## BRIEF
Leave out all pictures and give back precisely the lines from the line with "Output the Python" to the line with "from matplotlib.ticker import", including those two lines.

## LISTED ENTRIES
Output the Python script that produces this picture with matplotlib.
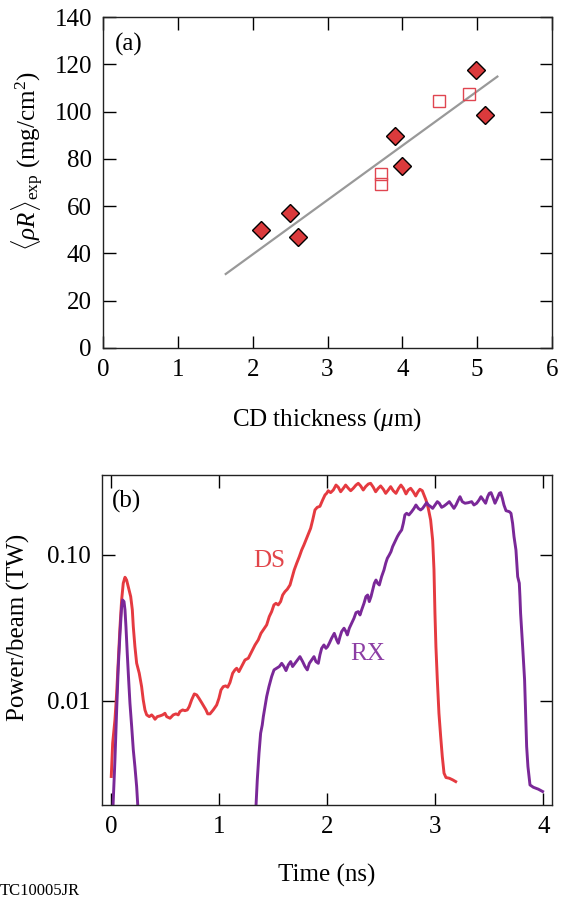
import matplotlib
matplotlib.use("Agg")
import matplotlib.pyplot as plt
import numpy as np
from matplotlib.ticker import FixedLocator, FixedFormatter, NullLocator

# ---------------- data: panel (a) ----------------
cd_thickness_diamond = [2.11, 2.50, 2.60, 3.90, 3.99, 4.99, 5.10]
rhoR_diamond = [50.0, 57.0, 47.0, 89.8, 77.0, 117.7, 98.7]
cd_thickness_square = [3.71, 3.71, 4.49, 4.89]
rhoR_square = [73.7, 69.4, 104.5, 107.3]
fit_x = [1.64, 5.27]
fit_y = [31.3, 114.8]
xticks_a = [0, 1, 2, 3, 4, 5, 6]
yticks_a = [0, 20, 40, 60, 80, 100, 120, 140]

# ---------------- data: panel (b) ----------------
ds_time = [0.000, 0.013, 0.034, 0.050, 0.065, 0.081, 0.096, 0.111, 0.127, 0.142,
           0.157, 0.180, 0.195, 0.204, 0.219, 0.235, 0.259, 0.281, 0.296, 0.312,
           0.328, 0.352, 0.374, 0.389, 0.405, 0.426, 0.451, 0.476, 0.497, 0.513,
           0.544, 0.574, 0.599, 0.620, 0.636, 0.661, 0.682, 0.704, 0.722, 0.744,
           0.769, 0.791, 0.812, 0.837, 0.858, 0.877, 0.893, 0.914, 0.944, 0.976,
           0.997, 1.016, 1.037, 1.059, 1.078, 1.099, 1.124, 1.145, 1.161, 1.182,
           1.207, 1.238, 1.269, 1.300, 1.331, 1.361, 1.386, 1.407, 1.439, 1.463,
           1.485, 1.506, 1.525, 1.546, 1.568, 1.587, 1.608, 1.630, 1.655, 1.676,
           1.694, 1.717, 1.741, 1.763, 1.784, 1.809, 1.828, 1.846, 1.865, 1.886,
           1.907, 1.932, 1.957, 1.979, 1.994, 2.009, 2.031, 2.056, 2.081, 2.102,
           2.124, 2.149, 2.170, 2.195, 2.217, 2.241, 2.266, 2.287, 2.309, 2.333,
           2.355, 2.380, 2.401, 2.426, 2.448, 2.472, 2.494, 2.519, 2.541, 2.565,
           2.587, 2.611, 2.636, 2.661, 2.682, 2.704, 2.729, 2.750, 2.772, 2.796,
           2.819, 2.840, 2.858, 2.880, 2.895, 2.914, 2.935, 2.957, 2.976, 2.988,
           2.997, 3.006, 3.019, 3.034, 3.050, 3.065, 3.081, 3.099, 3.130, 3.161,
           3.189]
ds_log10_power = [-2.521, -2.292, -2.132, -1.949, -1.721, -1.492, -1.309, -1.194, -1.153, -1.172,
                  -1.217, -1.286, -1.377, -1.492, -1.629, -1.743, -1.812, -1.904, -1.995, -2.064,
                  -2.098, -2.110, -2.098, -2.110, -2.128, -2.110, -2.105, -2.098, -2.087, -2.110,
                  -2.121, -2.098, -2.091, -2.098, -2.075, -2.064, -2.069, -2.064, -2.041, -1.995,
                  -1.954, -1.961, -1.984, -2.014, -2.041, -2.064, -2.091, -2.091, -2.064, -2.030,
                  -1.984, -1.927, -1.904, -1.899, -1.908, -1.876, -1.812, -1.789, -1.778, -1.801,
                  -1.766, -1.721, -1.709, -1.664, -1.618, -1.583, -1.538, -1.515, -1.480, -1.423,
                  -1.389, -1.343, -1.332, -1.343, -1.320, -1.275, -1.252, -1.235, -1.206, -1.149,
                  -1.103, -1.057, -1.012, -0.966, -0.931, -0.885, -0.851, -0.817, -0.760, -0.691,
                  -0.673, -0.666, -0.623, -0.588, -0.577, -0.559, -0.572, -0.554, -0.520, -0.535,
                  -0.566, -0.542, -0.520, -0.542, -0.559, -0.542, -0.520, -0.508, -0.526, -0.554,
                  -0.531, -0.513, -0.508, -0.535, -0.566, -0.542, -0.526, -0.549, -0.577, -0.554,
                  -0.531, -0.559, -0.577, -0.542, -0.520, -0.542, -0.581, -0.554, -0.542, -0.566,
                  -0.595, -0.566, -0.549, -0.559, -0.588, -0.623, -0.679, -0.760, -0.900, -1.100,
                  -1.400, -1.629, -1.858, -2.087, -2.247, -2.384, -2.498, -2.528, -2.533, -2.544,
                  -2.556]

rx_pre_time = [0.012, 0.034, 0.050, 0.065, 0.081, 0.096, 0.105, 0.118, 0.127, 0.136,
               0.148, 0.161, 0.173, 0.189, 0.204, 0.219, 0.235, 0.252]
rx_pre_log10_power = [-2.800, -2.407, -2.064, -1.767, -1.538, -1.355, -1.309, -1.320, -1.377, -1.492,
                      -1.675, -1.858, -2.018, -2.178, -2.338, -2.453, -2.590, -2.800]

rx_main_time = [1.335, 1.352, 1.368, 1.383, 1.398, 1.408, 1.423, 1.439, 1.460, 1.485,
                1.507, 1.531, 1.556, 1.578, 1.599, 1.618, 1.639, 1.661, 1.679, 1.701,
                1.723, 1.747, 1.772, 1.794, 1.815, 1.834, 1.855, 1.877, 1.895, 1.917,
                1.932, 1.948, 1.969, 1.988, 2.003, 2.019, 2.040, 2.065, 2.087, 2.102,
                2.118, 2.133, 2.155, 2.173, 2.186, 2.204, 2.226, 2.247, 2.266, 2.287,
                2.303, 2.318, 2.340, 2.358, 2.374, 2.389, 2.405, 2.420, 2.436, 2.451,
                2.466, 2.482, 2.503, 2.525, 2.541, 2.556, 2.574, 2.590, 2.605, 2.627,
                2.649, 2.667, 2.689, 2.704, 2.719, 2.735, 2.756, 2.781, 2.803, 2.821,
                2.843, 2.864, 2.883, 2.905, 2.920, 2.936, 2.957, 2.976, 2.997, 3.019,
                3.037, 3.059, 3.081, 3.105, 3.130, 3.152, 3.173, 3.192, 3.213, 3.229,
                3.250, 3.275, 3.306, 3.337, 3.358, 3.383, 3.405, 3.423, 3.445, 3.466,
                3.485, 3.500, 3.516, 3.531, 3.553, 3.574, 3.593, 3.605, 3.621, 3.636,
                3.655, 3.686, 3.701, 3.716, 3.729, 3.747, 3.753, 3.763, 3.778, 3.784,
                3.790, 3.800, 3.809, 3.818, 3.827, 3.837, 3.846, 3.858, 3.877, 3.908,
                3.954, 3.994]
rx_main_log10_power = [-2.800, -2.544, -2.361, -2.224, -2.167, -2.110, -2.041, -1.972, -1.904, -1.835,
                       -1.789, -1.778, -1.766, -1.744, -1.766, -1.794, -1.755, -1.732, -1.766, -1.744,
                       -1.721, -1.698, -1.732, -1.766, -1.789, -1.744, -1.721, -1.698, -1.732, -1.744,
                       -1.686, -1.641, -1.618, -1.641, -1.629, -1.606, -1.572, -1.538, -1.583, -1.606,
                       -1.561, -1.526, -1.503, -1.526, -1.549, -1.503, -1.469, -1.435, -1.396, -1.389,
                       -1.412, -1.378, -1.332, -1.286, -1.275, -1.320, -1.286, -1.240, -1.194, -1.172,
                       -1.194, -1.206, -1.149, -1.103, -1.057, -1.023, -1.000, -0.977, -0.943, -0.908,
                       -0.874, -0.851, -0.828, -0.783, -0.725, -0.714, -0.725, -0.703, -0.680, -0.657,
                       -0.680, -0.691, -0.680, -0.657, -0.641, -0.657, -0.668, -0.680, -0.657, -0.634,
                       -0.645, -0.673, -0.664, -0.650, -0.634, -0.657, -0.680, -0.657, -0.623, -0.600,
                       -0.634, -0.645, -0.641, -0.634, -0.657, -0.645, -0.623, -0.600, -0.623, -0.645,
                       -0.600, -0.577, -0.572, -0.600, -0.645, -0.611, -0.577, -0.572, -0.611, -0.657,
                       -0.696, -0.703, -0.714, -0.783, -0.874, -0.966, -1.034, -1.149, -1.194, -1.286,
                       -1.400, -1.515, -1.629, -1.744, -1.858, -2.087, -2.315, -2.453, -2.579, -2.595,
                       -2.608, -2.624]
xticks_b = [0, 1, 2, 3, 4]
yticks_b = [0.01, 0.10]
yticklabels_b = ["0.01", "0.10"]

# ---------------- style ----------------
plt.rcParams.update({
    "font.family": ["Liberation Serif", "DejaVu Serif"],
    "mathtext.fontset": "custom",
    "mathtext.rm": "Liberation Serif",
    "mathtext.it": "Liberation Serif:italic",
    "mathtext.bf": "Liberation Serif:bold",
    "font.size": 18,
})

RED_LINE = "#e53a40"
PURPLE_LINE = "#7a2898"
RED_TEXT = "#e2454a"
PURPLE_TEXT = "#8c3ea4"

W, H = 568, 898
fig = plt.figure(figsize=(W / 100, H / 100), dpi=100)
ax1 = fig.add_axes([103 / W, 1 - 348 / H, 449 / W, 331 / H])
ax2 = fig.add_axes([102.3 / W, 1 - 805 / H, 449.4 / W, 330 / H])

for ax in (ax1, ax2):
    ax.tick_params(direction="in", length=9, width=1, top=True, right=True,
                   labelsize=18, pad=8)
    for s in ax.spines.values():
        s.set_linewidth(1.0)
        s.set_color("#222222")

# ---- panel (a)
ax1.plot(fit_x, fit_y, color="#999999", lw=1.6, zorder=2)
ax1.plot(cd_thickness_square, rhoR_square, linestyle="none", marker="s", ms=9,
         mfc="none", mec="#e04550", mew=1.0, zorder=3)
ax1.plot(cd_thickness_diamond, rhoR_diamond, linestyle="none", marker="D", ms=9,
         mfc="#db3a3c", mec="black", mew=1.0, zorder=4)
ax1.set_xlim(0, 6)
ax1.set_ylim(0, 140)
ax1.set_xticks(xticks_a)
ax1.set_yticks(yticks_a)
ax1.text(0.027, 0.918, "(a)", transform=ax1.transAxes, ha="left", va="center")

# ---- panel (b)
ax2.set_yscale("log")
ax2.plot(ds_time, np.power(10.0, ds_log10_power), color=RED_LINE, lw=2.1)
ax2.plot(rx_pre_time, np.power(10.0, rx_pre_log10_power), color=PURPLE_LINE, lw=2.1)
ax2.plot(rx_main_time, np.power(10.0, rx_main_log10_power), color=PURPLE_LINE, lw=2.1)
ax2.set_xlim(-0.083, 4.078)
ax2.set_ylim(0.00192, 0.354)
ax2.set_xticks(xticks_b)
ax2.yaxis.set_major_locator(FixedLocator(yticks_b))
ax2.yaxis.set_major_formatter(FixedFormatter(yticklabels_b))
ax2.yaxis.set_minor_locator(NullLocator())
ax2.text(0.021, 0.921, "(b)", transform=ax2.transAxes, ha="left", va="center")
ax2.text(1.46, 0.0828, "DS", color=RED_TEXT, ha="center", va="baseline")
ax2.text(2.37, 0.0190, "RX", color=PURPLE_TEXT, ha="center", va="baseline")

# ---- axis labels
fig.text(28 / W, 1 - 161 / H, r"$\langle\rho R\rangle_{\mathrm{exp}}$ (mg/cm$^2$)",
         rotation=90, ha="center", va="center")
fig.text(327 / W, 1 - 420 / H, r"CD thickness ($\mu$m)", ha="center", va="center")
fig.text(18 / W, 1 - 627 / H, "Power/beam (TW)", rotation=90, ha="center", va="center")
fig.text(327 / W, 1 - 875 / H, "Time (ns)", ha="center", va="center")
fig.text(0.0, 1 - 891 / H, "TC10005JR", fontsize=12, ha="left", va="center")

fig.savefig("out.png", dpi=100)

--

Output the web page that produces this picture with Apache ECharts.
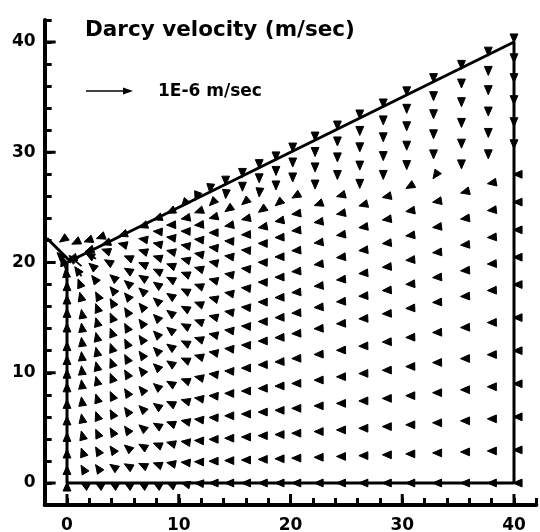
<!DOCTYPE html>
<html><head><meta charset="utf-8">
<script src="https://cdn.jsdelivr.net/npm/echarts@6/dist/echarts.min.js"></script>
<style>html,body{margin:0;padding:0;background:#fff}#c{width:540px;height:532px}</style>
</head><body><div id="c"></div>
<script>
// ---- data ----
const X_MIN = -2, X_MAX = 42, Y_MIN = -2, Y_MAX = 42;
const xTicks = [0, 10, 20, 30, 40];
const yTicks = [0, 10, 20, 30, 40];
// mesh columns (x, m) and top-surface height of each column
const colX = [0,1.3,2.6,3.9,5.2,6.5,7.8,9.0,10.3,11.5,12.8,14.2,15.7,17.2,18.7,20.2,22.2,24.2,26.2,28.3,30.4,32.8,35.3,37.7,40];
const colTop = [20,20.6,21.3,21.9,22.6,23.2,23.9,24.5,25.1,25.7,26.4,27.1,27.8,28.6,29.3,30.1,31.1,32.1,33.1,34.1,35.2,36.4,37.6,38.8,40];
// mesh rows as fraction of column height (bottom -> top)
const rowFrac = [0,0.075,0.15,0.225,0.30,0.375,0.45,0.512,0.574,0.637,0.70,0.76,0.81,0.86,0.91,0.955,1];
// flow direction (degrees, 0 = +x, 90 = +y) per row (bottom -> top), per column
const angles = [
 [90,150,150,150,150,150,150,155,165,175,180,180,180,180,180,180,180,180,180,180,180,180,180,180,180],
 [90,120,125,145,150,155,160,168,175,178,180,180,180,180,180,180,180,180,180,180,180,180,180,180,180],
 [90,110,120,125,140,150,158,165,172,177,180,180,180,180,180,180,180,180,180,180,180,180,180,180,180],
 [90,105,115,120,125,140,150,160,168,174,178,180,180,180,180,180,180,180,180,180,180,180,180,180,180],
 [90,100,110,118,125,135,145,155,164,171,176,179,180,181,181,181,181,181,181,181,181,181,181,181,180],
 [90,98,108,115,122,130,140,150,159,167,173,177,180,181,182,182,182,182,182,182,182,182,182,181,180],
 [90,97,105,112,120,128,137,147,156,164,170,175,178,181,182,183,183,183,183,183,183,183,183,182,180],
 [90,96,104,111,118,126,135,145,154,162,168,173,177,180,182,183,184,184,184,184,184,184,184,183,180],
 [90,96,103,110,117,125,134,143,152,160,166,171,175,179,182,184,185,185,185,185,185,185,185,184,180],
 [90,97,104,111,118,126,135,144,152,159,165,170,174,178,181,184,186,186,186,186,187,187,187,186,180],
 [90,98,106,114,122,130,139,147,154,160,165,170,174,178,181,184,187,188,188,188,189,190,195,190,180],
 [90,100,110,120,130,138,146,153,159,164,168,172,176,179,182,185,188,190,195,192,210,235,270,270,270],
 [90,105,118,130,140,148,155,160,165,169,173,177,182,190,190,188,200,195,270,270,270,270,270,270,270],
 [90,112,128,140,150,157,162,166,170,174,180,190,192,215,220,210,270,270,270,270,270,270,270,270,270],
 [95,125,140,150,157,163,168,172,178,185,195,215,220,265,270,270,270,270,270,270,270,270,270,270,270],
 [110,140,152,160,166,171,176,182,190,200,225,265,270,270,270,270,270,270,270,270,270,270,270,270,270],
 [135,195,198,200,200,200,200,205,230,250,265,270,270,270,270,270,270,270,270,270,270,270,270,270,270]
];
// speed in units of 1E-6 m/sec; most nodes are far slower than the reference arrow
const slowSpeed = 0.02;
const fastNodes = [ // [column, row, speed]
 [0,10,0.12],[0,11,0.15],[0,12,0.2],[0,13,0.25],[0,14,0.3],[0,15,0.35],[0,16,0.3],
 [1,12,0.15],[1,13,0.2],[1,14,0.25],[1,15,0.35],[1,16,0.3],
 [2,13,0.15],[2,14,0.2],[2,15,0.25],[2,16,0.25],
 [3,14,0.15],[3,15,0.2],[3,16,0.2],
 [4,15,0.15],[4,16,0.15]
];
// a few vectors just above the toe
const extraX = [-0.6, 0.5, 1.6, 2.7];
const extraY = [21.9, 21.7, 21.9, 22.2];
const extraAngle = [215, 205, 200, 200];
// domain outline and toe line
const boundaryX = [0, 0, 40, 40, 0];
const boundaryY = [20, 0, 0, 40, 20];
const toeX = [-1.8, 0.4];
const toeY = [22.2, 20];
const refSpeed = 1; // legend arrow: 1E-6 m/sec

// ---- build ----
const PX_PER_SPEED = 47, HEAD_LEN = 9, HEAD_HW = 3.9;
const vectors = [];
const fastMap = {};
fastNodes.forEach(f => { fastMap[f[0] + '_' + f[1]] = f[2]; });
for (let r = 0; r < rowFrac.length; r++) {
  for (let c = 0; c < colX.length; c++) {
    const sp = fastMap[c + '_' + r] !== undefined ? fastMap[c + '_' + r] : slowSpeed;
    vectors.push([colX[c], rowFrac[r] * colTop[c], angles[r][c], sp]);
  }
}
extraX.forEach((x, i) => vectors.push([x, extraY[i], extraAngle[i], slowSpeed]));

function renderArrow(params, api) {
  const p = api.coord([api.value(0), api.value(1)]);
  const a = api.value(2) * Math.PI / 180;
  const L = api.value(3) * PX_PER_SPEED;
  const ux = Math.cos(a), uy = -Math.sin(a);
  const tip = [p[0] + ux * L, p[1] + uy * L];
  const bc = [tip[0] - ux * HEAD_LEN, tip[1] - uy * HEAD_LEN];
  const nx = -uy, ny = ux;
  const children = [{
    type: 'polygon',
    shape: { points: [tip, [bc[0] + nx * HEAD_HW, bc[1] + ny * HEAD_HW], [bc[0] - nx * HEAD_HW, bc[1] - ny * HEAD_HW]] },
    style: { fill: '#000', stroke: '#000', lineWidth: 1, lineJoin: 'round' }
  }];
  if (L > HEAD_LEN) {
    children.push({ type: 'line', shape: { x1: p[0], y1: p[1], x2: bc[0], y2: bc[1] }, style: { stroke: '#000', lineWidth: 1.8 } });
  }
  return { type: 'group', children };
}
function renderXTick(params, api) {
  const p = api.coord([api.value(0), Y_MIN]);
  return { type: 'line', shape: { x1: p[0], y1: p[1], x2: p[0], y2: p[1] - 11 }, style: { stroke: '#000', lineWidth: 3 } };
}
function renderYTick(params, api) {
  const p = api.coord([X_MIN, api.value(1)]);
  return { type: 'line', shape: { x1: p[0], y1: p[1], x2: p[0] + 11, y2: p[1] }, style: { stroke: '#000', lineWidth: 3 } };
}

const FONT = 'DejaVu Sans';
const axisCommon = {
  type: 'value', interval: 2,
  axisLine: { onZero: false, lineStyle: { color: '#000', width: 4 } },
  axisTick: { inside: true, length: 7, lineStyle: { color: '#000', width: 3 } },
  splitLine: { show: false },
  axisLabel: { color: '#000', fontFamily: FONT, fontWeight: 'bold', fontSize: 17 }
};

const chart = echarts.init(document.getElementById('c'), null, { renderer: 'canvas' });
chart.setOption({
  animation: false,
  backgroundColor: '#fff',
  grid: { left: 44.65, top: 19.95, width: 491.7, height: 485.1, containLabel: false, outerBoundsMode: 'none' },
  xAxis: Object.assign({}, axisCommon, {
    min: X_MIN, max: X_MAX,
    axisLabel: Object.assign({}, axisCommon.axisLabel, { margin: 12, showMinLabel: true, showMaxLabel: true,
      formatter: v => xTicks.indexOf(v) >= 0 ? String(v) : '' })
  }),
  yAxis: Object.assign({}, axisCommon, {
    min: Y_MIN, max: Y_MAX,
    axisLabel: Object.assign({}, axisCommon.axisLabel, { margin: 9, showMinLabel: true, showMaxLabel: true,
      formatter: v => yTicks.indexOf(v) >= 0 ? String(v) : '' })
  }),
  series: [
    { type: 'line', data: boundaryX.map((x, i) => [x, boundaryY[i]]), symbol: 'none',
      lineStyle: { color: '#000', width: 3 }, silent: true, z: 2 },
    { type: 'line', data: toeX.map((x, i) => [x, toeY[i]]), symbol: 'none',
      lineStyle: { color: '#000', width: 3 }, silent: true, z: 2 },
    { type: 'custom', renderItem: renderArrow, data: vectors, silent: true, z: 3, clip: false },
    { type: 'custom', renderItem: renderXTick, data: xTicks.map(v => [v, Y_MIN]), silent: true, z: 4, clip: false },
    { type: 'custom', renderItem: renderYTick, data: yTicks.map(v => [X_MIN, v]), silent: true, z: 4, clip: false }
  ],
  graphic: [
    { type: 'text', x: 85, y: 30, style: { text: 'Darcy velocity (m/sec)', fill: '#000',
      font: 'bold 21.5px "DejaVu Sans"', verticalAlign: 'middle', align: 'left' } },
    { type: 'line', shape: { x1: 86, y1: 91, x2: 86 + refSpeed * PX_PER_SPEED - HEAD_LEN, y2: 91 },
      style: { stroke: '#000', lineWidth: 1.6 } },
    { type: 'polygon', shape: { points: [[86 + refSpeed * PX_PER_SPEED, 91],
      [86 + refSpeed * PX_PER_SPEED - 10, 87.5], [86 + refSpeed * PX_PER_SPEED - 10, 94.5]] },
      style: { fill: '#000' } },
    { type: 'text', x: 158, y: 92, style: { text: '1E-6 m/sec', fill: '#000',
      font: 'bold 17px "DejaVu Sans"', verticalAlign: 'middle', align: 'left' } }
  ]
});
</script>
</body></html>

## PROBLEM SOLUTION
Output the Python script that produces this picture with matplotlib.
import matplotlib
matplotlib.use("Agg")
import matplotlib.pyplot as plt
import numpy as np
from matplotlib.ticker import FixedLocator, FixedFormatter, NullLocator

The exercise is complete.